Undertaking Men on Boats by Jaclyn Backhaus means tackling a fractured narrative following Powell and his titular men on boats down the Grand Canyon. The story finds itself divided into sections of land and river, where the latter becomes focused more on physicality and staging than dialogue or character interaction. The play is no outstanding work of narrative, with a straightforward tale and awkwardly written dialogue. The characters take turns shamelessly engaging in explicit exposition near the beginning, and even later in the play have difficulty speaking like normal humans. In order to successfully produce this play, the cast and crew have a number of challenges to tackle, ranging from the physicality required to bringing more meaning to a surprisingly mundane tale.
One noteworthy aspect of the production is a distinct lack of boats. In terms of budgeting and mechanics, the decision obviously makes sense; it would be absurd and likely jarring for an audience to watch boats on wheels moved about the stage. However, it does bring about questions of how to stage river scenes. These tend to ramp up in intensity of physical expression throughout the play, and the director must be able to have actors drowning, flailing, and pulled back on board boats. To do this convincingly is an entire set of challenges that, if solved well, could lend to an enjoyable experience.
Although these river scenes are perhaps the most obvious problem presented by the play, it will arguably be more difficult to keep the audience engaged on land. The beginning is no doubt quite boring, and not a fantastic way of introducing characters. The role call will detract from the building of the world of the play, and some nuance is required to answer it. Additionally, the characters, save for a few, fail to differentiate themselves well throughout the story. These smaller roles interact in mostly human ways, but some lines are absolutely curious in their writing. These idiosyncrasies again raise questions about the play selection process, but do not spell automatic failure for the play. If handled with aplomb, these characters have the chance to be human but are nevertheless unlikely to shine.
Although the poor writing weakens the smaller roles in general, there are a few characters that could truly save the play. Powell, Dunn, and Old Shady stand out as characters with the most development and opportunity. Powell is a one armed leader to the group who clashes with Dunn throughout the play, and he must find humility through his crew’s loss of faith. Alternatively, Dunn rises to believe in himself and challenge Powell. This dynamic is probably the most interesting part of an otherwise poor play.

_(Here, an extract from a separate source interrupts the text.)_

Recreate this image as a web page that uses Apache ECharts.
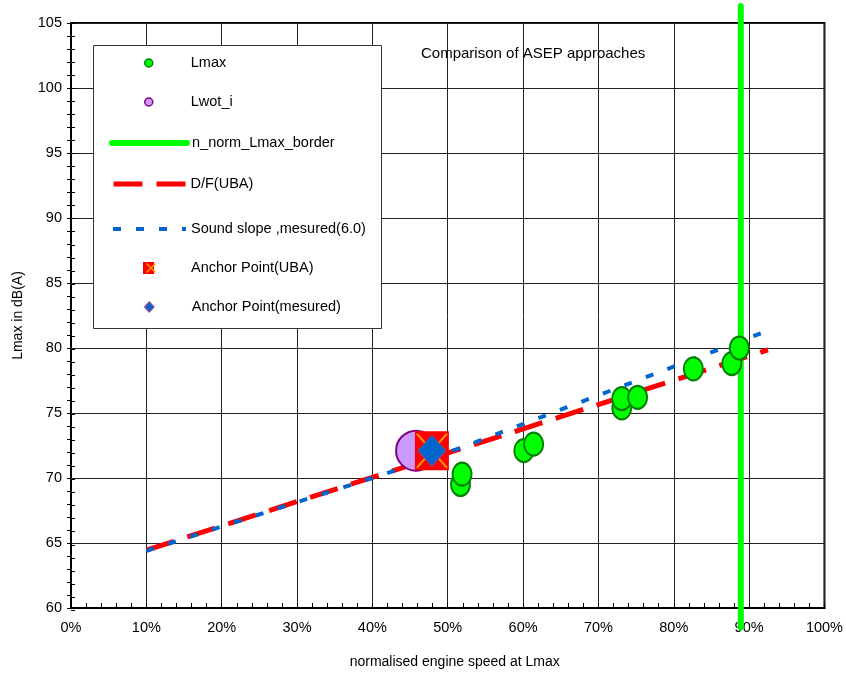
<!DOCTYPE html>
<html>
<head>
<meta charset="utf-8">
<script src="https://cdn.jsdelivr.net/npm/echarts@6/dist/echarts.min.js"></script>
<style>
  html, body { margin: 0; padding: 0; background: #fff; }
  #chart { width: 846px; height: 674px; }
</style>
</head>
<body>
<div id="chart"></div>
<script>
// x tick labels (normalised engine speed, %)
const xTickLabels = ['0%', '10%', '20%', '30%', '40%', '50%', '60%', '70%', '80%', '90%', '100%'];

// measured Lmax points [speed %, dB(A)]
const lmaxPoints = [
  [51.7, 69.5], [51.9, 70.3], [60.1, 72.1], [61.4, 72.6],
  [73.1, 75.4], [73.1, 76.1], [75.2, 76.2], [82.6, 78.4],
  [87.7, 78.8], [88.7, 80.0]
];
// wide open throttle point
const lwotPoints = [[45.8, 72.1]];
// n_norm Lmax border (vertical)
const borderLine = [[88.9, 58.5], [88.9, 106.3]];
// D/F (UBA) line
const ubaLine = [[10, 64.45], [92.5, 79.85]];
// measured sound slope
const slopeLine = [[10, 64.4], [48, 71.5], [92.8, 81.4]];
// anchor points
const anchorUba = [[47.9, 72.1]];
const anchorMeasured = [[47.9, 72.1]];

const FONT = '"Liberation Sans", Arial, sans-serif';
const chart = echarts.init(document.getElementById('chart'), null, { renderer: 'canvas' });

const gridBox = { left: 71, right: 21, top: 23, bottom: 64 };

const lineStyles = {
  border: { color: '#00ff00', width: 6, cap: 'round' },
  uba: { color: '#ff0000', width: 5, type: [29, 14], cap: 'butt' },
  slope: { color: '#0066cc', width: 4, type: [8, 15], cap: 'butt' }
};

// one legend per entry so each row sits at its own height
function legendAt(name, top, opts) {
  const base = {
    data: [name],
    left: 107,
    top: top,
    orient: 'horizontal',
    padding: 0,
    itemWidth: 80,
    itemHeight: 14,
    selectedMode: false,
    textStyle: { fontFamily: FONT, fontSize: 14.5, color: '#000', lineHeight: 16 }
  };
  const o = Object.assign(base, opts || {});
  if (opts && opts.textPad) {
    o.textStyle = Object.assign({}, base.textStyle, { padding: [0, 0, 0, opts.textPad] });
  }
  delete o.textPad;
  return o;
}

const option = {
  backgroundColor: '#fff',
  animation: false,
  title: {
    text: 'Comparison of ASEP approaches',
    left: 421,
    top: 46,
    padding: 0,
    textStyle: { fontFamily: FONT, fontSize: 15, fontWeight: 'normal', color: '#000' }
  },
  graphic: [{
    type: 'rect',
    left: 93, top: 45, z: 3,
    shape: { width: 288, height: 283 },
    style: { fill: '#fff', stroke: '#333', lineWidth: 1 }
  }],
  legend: [
    legendAt('Lmax', 55, {
      left: 144, itemWidth: 8, itemHeight: 8, textPad: 33,
      itemStyle: { borderWidth: 1.5 }
    }),
    legendAt('Lwot_i', 94, {
      left: 144, itemWidth: 8, itemHeight: 8, textPad: 33,
      itemStyle: { borderWidth: 1.5 }
    }),
    legendAt('n_norm_Lmax_border', 135, {
      left: 109, itemWidth: 75,
      lineStyle: lineStyles.border, itemStyle: { opacity: 0 }
    }),
    legendAt('D/F(UBA)', 176, {
      left: 111, itemWidth: 72,
      lineStyle: lineStyles.uba, itemStyle: { opacity: 0 }
    }),
    legendAt('Sound slope ,mesured(6.0)', 221, {
      left: 111, itemWidth: 73,
      lineStyle: lineStyles.slope, itemStyle: { opacity: 0 }
    }),
    legendAt('Anchor Point(UBA)', 260, {
      left: 143, itemWidth: 11, itemHeight: 12, textPad: 32
    }),
    // orange cross drawn over the red legend square
    legendAt('anchor cross', 261, {
      left: 144, itemWidth: 9, itemHeight: 10,
      formatter: () => '',
      itemStyle: { borderWidth: 1.5 }
    }),
    legendAt('Anchor Point(mesured)', 299, {
      left: 144, itemWidth: 9, itemHeight: 10, textPad: 33,
      itemStyle: { borderWidth: 1.5 }
    })
  ],
  grid: [
    Object.assign({ show: true, borderColor: '#000', borderWidth: 2, backgroundColor: '#fff' }, gridBox),
    Object.assign({ show: false }, gridBox)
  ],
  xAxis: [{
    type: 'value', gridIndex: 0,
    min: 0, max: 100, interval: 10,
    name: 'normalised engine speed at Lmax',
    nameLocation: 'middle', nameGap: 47,
    nameTextStyle: { fontFamily: FONT, fontSize: 14, color: '#000', padding: [0, 0, 0, 14] },
    axisLine: { show: true, onZero: false, lineStyle: { color: '#000', width: 2 } },
    axisTick: { show: true, inside: true, length: 5, lineStyle: { color: '#000' } },
    minorTick: { show: true, splitNumber: 5, length: 5, lineStyle: { color: '#000', width: 1 } },
    axisLabel: {
      margin: 12, fontFamily: FONT, fontSize: 14.5, color: '#000',
      formatter: v => xTickLabels[Math.round(v / 10)]
    },
    splitLine: { show: true, lineStyle: { color: '#222', width: 1 } }
  }, {
    type: 'value', gridIndex: 1, min: 0, max: 100, interval: 10, show: false
  }],
  yAxis: [{
    type: 'value', gridIndex: 0,
    min: 60, max: 105, interval: 5,
    name: 'Lmax in dB(A)',
    nameLocation: 'middle', nameGap: 46,
    nameTextStyle: { fontFamily: FONT, fontSize: 14, color: '#000' },
    axisLine: { show: true, onZero: false, lineStyle: { color: '#000', width: 2 } },
    axisTick: { show: true, inside: false, length: 4, lineStyle: { color: '#000' } },
    minorTick: { show: true, splitNumber: 5, length: 4, lineStyle: { color: '#000', width: 1 } },
    axisLabel: { margin: 9, fontFamily: FONT, fontSize: 14.5, color: '#000' },
    splitLine: { show: true, lineStyle: { color: '#222', width: 1 } }
  }, {
    // inner half of the crossing y ticks
    type: 'value', gridIndex: 1,
    min: 60, max: 105, interval: 5,
    axisLine: { show: false },
    axisTick: { show: true, inside: true, length: 4, lineStyle: { color: '#000' } },
    minorTick: { show: true, splitNumber: 5, length: 4, lineStyle: { color: '#000', width: 1 } },
    axisLabel: { show: false },
    splitLine: { show: false }
  }],
  series: [
    {
      name: 'Lmax', type: 'scatter', data: lmaxPoints, z: 6,
      symbol: 'circle', symbolSize: [19, 23],
      itemStyle: { color: '#00ff00', borderColor: '#008000', borderWidth: 2, opacity: 1 }
    },
    {
      name: 'Lwot_i', type: 'scatter', data: lwotPoints, z: 5,
      symbol: 'circle', symbolSize: 40,
      itemStyle: { color: '#cc99ff', borderColor: '#800080', borderWidth: 2, opacity: 1 }
    },
    {
      name: 'n_norm_Lmax_border', type: 'line', data: borderLine, z: 3,
      symbol: 'none', clip: false,
      itemStyle: { color: '#00ff00' },
      lineStyle: lineStyles.border
    },
    {
      name: 'D/F(UBA)', type: 'line', data: ubaLine, z: 3,
      symbol: 'none',
      itemStyle: { color: '#ff0000' },
      lineStyle: lineStyles.uba
    },
    {
      name: 'Sound slope ,mesured(6.0)', type: 'line', data: slopeLine, z: 4,
      symbol: 'none',
      itemStyle: { color: '#0066cc' },
      lineStyle: lineStyles.slope
    },
    {
      name: 'Anchor Point(UBA)', type: 'scatter', data: anchorUba, z: 7,
      symbol: 'rect', symbolSize: [34, 39],
      itemStyle: { color: '#ff0000', opacity: 1 }
    },
    {
      name: 'anchor cross', type: 'scatter', data: anchorUba, z: 8, silent: true,
      symbol: 'path://M0,0L10,10M10,0L0,10', symbolSize: [30, 34],
      itemStyle: { color: 'none', borderColor: '#ff9900', borderWidth: 2, opacity: 1 }
    },
    {
      name: 'Anchor Point(mesured)', type: 'scatter', data: anchorMeasured, z: 9,
      symbol: 'diamond', symbolSize: [28, 31],
      itemStyle: { color: '#0066cc', borderColor: '#7a4a9a', borderWidth: 1, opacity: 1 }
    }
  ]
};

chart.setOption(option);
</script>
</body>
</html>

The casting of the show includes all women, and it remains to be seen if this is done for gender politics. It was intentionally cast this way, and it is not the first time the show has been done with an all female cast. As a result, the show will need to distinguish itself from other performances in some other way. If the play does fail, it is likely not so much an issue of director and cast, but more so of SDA’s play selection process. This season’s plays nearly beg students to question the process and search for more input.